Nigeria has never been known for half-measures. When we decide something matters, we rarely ease into it. We move decisively, sometimes noisily, and often with a confidence that precedes consensus. That instinct was on full display in 2019, when Nigeria turned its attention to data protection and chose an uncompromising route. Under the Nigeria Data Protection Regulation, almost every organisation handling personal data was expected to appoint a Data Protection Officer.
This was not framed as best practice or gradual alignment. It was a requirement, applied broadly and without much ceremony. Banks, fintechs, logistics firms, SMEs, startups were all swept into scope. If personal data passed through your systems, someone had to be named and accountable. In a business environment often criticised for informality and improvisation, the insistence on formal responsibility was striking.
The move was also unusually ambitious given the context. At the time, Nigeria was still strengthening its regulatory institutions and digital infrastructure. Enforcement capacity was uneven, and organisational understanding of privacy was limited. Yet the regulation positioned data governance as something serious, structured, and unavoidable. Data protection was not to be treated as a legal footnote or a technical inconvenience. It was framed as a leadership responsibility.
What made this posture especially notable was how far it went compared to international practice. In Europe, where data protection enjoys near-mythical status, not every organisation is required to appoint a Data Protection Officer. The obligation is triggered by risk, scale, and the nature of processing activities. Public bodies and organisations engaged in extensive monitoring or sensitive data processing fall within scope, while many smaller operators do not. Nigeria initially chose a much broader application.
The contrast with the United States is even sharper. Despite hosting some of the world’s largest data-driven companies, there is no general requirement for organisations to appoint a privacy officer outside certain regulated sectors. Nigeria, at least on paper, briefly imposed a stricter standard than economies that export data-intensive services at scale. Such a contrast unsettled assumptions about who leads and who follows in regulatory seriousness.
Within Africa, Nigeria’s position sat firmly at the assertive end of the spectrum. Kenya adopted a similarly expansive approach, while Ghana opted for flexibility by making the role optional. South Africa introduced an information officer model that prioritised accountability without mandating a standalone privacy function for every organisation. Nigeria’s approach left little room for interpretation and little space for gradualism.

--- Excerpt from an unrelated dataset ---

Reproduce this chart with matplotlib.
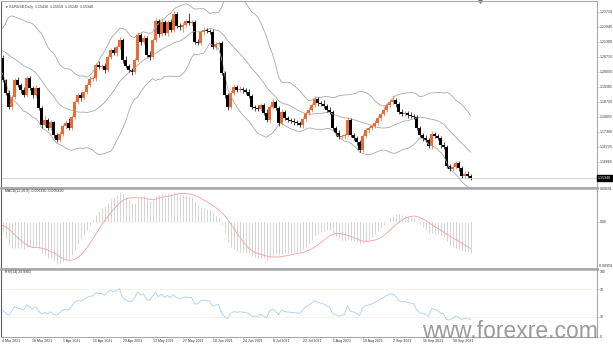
import numpy as np
import pandas as pd
import matplotlib
matplotlib.use("Agg")
import matplotlib.pyplot as plt

W, H = 613, 345

# daily closes before the visible window, only used to warm up the indicators
warmup_close = [1.2248, 1.2298, 1.2324, 1.2271, 1.2220, 1.2151, 1.2208, 1.2158, 1.2157, 1.2081,
                1.2076, 1.2132, 1.2107, 1.2164, 1.2170, 1.2141, 1.2159, 1.2110, 1.2124, 1.2136,
                1.2060, 1.2040, 1.2037, 1.1963, 1.2047, 1.2050, 1.2118, 1.2119, 1.2131, 1.2118,
                1.2128, 1.2105, 1.2040, 1.2091, 1.2120, 1.2157, 1.2150, 1.2167, 1.2176, 1.2075,
                1.2048, 1.2090, 1.2066]

first_open = 1.2066
close = [1.1969, 1.1911, 1.1849, 1.1893, 1.1969, 1.1947, 1.1924, 1.1902, 1.1978, 1.1933,
         1.1902, 1.1933, 1.1844, 1.1769, 1.1791, 1.1756, 1.1782, 1.1725, 1.1702, 1.1729,
         1.1765, 1.1778, 1.1756, 1.1805, 1.1871, 1.1902, 1.1889, 1.1915, 1.1947, 1.1973,
         1.1978, 1.2035, 1.2027, 1.2031, 1.2013, 1.2071, 1.2102, 1.2089, 1.2115, 1.2146,
         1.2058, 1.2031, 1.2013, 1.2004, 1.2058, 1.2169, 1.2138, 1.2155, 1.2080, 1.2071,
         1.2146, 1.2231, 1.2173, 1.2226, 1.2177, 1.2226, 1.2191, 1.2262, 1.2209, 1.2204,
         1.2213, 1.2231, 1.2222, 1.2226, 1.2138, 1.2133, 1.2182, 1.2191, 1.2186, 1.2182,
         1.2115, 1.2129, 1.2133, 1.2000, 1.1902, 1.1849, 1.1911, 1.1938, 1.1924, 1.1929,
         1.1924, 1.1915, 1.1898, 1.1849, 1.1844, 1.1840, 1.1858, 1.1822, 1.1791, 1.1849,
         1.1871, 1.1844, 1.1778, 1.1827, 1.1800, 1.1791, 1.1787, 1.1782, 1.1778, 1.1769,
         1.1796, 1.1822, 1.1836, 1.1858, 1.1884, 1.1867, 1.1862, 1.1853, 1.1836, 1.1827,
         1.1756, 1.1733, 1.1716, 1.1720, 1.1725, 1.1791, 1.1725, 1.1711, 1.1693, 1.1658,
         1.1720, 1.1747, 1.1756, 1.1765, 1.1778, 1.1800, 1.1818, 1.1836, 1.1858, 1.1871,
         1.1880, 1.1862, 1.1827, 1.1818, 1.1822, 1.1813, 1.1809, 1.1805, 1.1756, 1.1725,
         1.1711, 1.1702, 1.1676, 1.1729, 1.1720, 1.1711, 1.1680, 1.1671, 1.1587, 1.1574,
         1.1583, 1.1600, 1.1578, 1.1543, 1.1551, 1.1543, 1.1534]

# wick lengths in pips above / below the body
wick_hi = [12, 6, 14, 10, 8, 14, 8, 12, 9, 10, 7, 12, 5, 9, 22, 8, 10, 6, 8, 14,
           10, 12, 20, 8, 10, 9, 14, 7, 9, 12, 10, 8, 18, 9, 12, 7, 10, 12, 8, 14,
           10, 16, 9, 7, 8, 12, 10, 14, 9, 18, 10, 12, 8, 14, 10, 9, 12, 18, 10, 14,
           12, 10, 35, 9, 8, 14, 10, 12, 9, 10, 12, 8, 10, 9, 10, 8, 12, 14, 10, 12,
           9, 10, 14, 8, 10, 12, 9, 10, 16, 10, 18, 9, 10, 12, 8, 10, 9, 12, 10, 8,
           10, 9, 12, 10, 14, 8, 10, 16, 9, 12, 10, 8, 12, 9, 10, 12, 10, 9, 8, 10,
           12, 9, 10, 8, 12, 10, 9, 12, 10, 14, 22, 10, 8, 12, 9, 10, 12, 9, 8, 10,
           9, 12, 10, 14, 9, 10, 8, 12, 10, 9, 12, 10, 9, 10, 14, 12, 8]
wick_lo = [8, 10, 9, 14, 10, 8, 12, 9, 10, 8, 12, 9, 10, 12, 8, 10, 9, 12, 10, 9,
           8, 12, 10, 9, 8, 10, 12, 9, 10, 8, 9, 12, 8, 10, 14, 9, 10, 8, 12, 9,
           12, 10, 8, 14, 9, 10, 12, 9, 10, 14, 9, 10, 12, 8, 10, 12, 9, 10, 8, 12,
           20, 9, 10, 12, 10, 9, 8, 12, 10, 9, 10, 12, 9, 10, 12, 14, 10, 9, 8, 10,
           12, 9, 10, 8, 12, 10, 9, 10, 8, 12, 10, 9, 12, 10, 8, 9, 10, 12, 9, 10,
           12, 10, 9, 8, 10, 12, 9, 10, 8, 10, 9, 12, 10, 8, 12, 9, 10, 8, 12, 10,
           9, 10, 12, 8, 10, 9, 12, 10, 8, 9, 10, 12, 9, 10, 8, 12, 10, 9, 10, 8,
           12, 10, 9, 14, 10, 8, 12, 10, 9, 10, 8, 10, 12, 9, 10, 8, 10]

date_labels = ["4 Mar 2021", "18 Mar 2021", "1 Apr 2021", "15 Apr 2021", "29 Apr 2021",
               "13 May 2021", "27 May 2021", "10 Jun 2021", "24 Jun 2021", "8 Jul 2021",
               "22 Jul 2021", "5 Aug 2021", "19 Aug 2021", "2 Sep 2021", "16 Sep 2021",
               "30 Sep 2021"]

price_ticks = [1.22710, 1.22045, 1.21380, 1.20715, 1.20050, 1.19385,
               1.18720, 1.18055, 1.17390, 1.16725, 1.16060]

BULL = "#ee6a34"
BEAR = "#000000"
GRID = "#a8a8a8"
TXT = "#303030"
FS = 2.5
plt.rcParams["font.family"] = ["Liberation Sans", "DejaVu Sans"]

# ---- data + indicators ----
c = np.array(close)
n = len(c)
o = np.r_[first_open, c[:-1]]
hi = np.maximum(o, c) + np.array(wick_hi) / 10000
lo = np.minimum(o, c) - np.array(wick_lo) / 10000
x = np.arange(n)

full = pd.Series(warmup_close + close)
k = len(warmup_close)
mid = full.rolling(20).mean()
sd = full.rolling(20).std(ddof=0)
upper = (mid + 2 * sd).values[k:]
lower = (mid - 2 * sd).values[k:]
mid = mid.values[k:]

macd = full.ewm(span=12, adjust=False).mean() - full.ewm(span=26, adjust=False).mean()
signal = macd.rolling(9).mean()
macd = macd.values[k:]
signal = signal.values[k:]

d = full.diff()
up = d.clip(lower=0).ewm(alpha=1 / 14, adjust=False).mean()
dn = (-d.clip(upper=0)).ewm(alpha=1 / 14, adjust=False).mean()
rsi = (100 - 100 / (1 + up / dn)).values[k:]


def box(x0, y0, x1, y1):
    return [x0 / W, 1 - y1 / H, (x1 - x0) / W, (y1 - y0) / H]


fig = plt.figure(figsize=(W / 100, H / 100), dpi=100, facecolor="white")
ax = fig.add_axes(box(1, 1, 597, 188))
ax_m = fig.add_axes(box(1, 188, 597, 269))
ax_r = fig.add_axes(box(1, 269, 597, 337))

xlim = (-0.5, -0.5 + 596 / 3)
for a in (ax, ax_m, ax_r):
    a.set_xlim(*xlim)
    a.set_facecolor("white")
    for s in a.spines.values():
        s.set_color(GRID)
        s.set_linewidth(0.8)
    a.spines["left"].set_color("#606060")
    a.yaxis.tick_right()
    a.tick_params(axis="y", length=1.2, width=0.4, colors=GRID, labelsize=FS,
                  labelcolor=TXT, pad=0.6)
    a.set_xticks([])
ax_m.spines["top"].set_linewidth(1.8)
ax_r.spines["top"].set_linewidth(1.8)
ax.spines["bottom"].set_linewidth(1.8)
ax_m.spines["bottom"].set_linewidth(1.8)

# ---- main price window ----
ax.set_ylim(1.14893, 1.23196)
ax.plot(x, upper, color="#a8a8a8", lw=0.6)
ax.plot(x, mid, color="#a8a8a8", lw=0.6)
ax.plot(x, lower, color="#a8a8a8", lw=0.6)

cols = np.where(c >= o, BULL, BEAR)
ax.vlines(x, lo, hi, colors=cols, lw=0.5)
body = np.where(np.abs(c - o) < 0.0002, 0.0002, np.abs(c - o))
ax.bar(x, body, bottom=np.minimum(o, c), width=0.7, color=cols, linewidth=0)

bid = c[-1]
ax.axhline(bid, color="#c0c0c0", lw=0.5)
ax.set_yticks(price_ticks)
ax.set_yticklabels([f"{v:.5f}" for v in price_ticks])
ax.text(1.002, bid, f"{bid:.5f}", transform=ax.get_yaxis_transform(), fontsize=FS,
        color="white", va="center", ha="left",
        bbox=dict(boxstyle="square,pad=0.2", fc="black", ec="black"))
ax.text(0.006, 0.978, "\u25bc EURUSD,Daily  " + "  ".join(f"{v:.5f}" for v in (o[-1], hi[-1], lo[-1], c[-1])),
        transform=ax.transAxes, fontsize=FS, color=TXT, va="top", ha="left")
ax.plot([n + 2], [1.2318], marker="v", color="#707070", ms=2.5, clip_on=False)

# ---- MACD window ----
ax_m.vlines(x, 0, macd, colors="#c4c4c4", lw=0.5)
ax_m.plot(x, signal, color="#f2a0a0", lw=0.6)
mtop, mbot = np.nanmax(macd) * 1.12, np.nanmin(macd) * 1.12
ax_m.set_ylim(mbot, mtop)
ax_m.set_yticks([mtop, 0])
ax_m.set_yticklabels([f"{mtop:.5f}", "0.00"])
ax_m.text(1.003, 0.01, f"{mbot:.5f}", transform=ax_m.transAxes, fontsize=FS,
          color=TXT, va="bottom", ha="left")
ax_m.text(0.006, 0.985, f"MACD(12,26,9) {macd[-1]:.6f} {signal[-1]:.6f}",
          transform=ax_m.transAxes, fontsize=FS, color=TXT, va="top", ha="left")

# ---- RSI window ----
ax_r.set_ylim(0, 100)
ax_r.axhline(70, color="#d8d8c0", lw=0.4, ls=(0, (1, 1)))
ax_r.axhline(30, color="#d8d8c0", lw=0.4, ls=(0, (1, 1)))
ax_r.plot(x, rsi, color="#b4d6ec", lw=0.7)
ax_r.set_yticks([70, 30, 0])
ax_r.set_yticklabels(["70", "30", "0"])
ax_r.text(1.004, 0.99, "100", transform=ax_r.transAxes, fontsize=FS,
          color=TXT, va="top", ha="left")
ax_r.text(0.006, 0.985, f"RSI(14) {rsi[-1]:.4f}", transform=ax_r.transAxes,
          fontsize=FS, color=TXT, va="top", ha="left")

tick_pos = np.arange(0, n, 10)[:len(date_labels)]
for p, lab in zip(tick_pos, date_labels):
    ax_r.text(p, -3, lab, fontsize=FS, color=TXT, ha="left", va="top", clip_on=False)
    ax_r.plot([p, p], [0, -2], color=GRID, lw=0.4, clip_on=False)

fig.text(598 / W, 1 - 338 / H, "www.forexre.com", fontsize=16.5, color="#8a8a8a",
         alpha=0.85, ha="right", va="baseline", family="Liberation Sans")

fig.savefig("out.png", dpi=100, facecolor="white")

There were clear benefits to this posture. It accelerated awareness and forced conversations that many organisations would otherwise have postponed. It sent a signal to international partners that Nigeria was taking data governance seriously at a time when trust increasingly shapes commercial relationships. It also created a visible locus of responsibility within organisations, even if that responsibility was not always fully understood.
The practical challenges, however, surfaced quickly. Mandating a Data Protection Officer for organisations of every size exposed capacity gaps. Skilled practitioners were scarce, and smaller businesses struggled to interpret what meaningful compliance looked like. In many cases, organisations complied in form rather than substance, appointing DPOs on paper while operational practices remained unchanged. Enforcement mechanisms struggled to keep pace with the breadth of the obligation.
The result was predictable. Compliance existed, but effectiveness varied widely. The gap between regulatory ambition and operational reality became harder to ignore as the ecosystem matured.
This is where Nigeria’s regulatory journey becomes more instructive than symbolic. With the introduction of a new Data Protection Act, the country adjusted course. The requirement to appoint a Data Protection Officer now applies primarily to data controllers of major importance. Scale and risk once again matter, and proportionality has been restored. Large, data-intensive organisations remain clearly within scope, while smaller players are spared unnecessary regulatory weight.
This shift reflects learning rather than retreat. Nigeria tested an expansive model, observed its limitations, and recalibrated. The initial ambition helped build awareness and professionalise privacy discussions. The subsequent refinement restored balance without undermining intent.
For Nigerian business leaders, the implications are clear. Data protection is no longer optional or cosmetic. It is an operational discipline that shapes credibility, partnerships, and resilience. The real question is not whether privacy matters, but whether it is being governed with clarity, judgement, and realism. Nigeria’s experience shows that serious systems are built not through perfection, but through the willingness to adjust when reality demands it.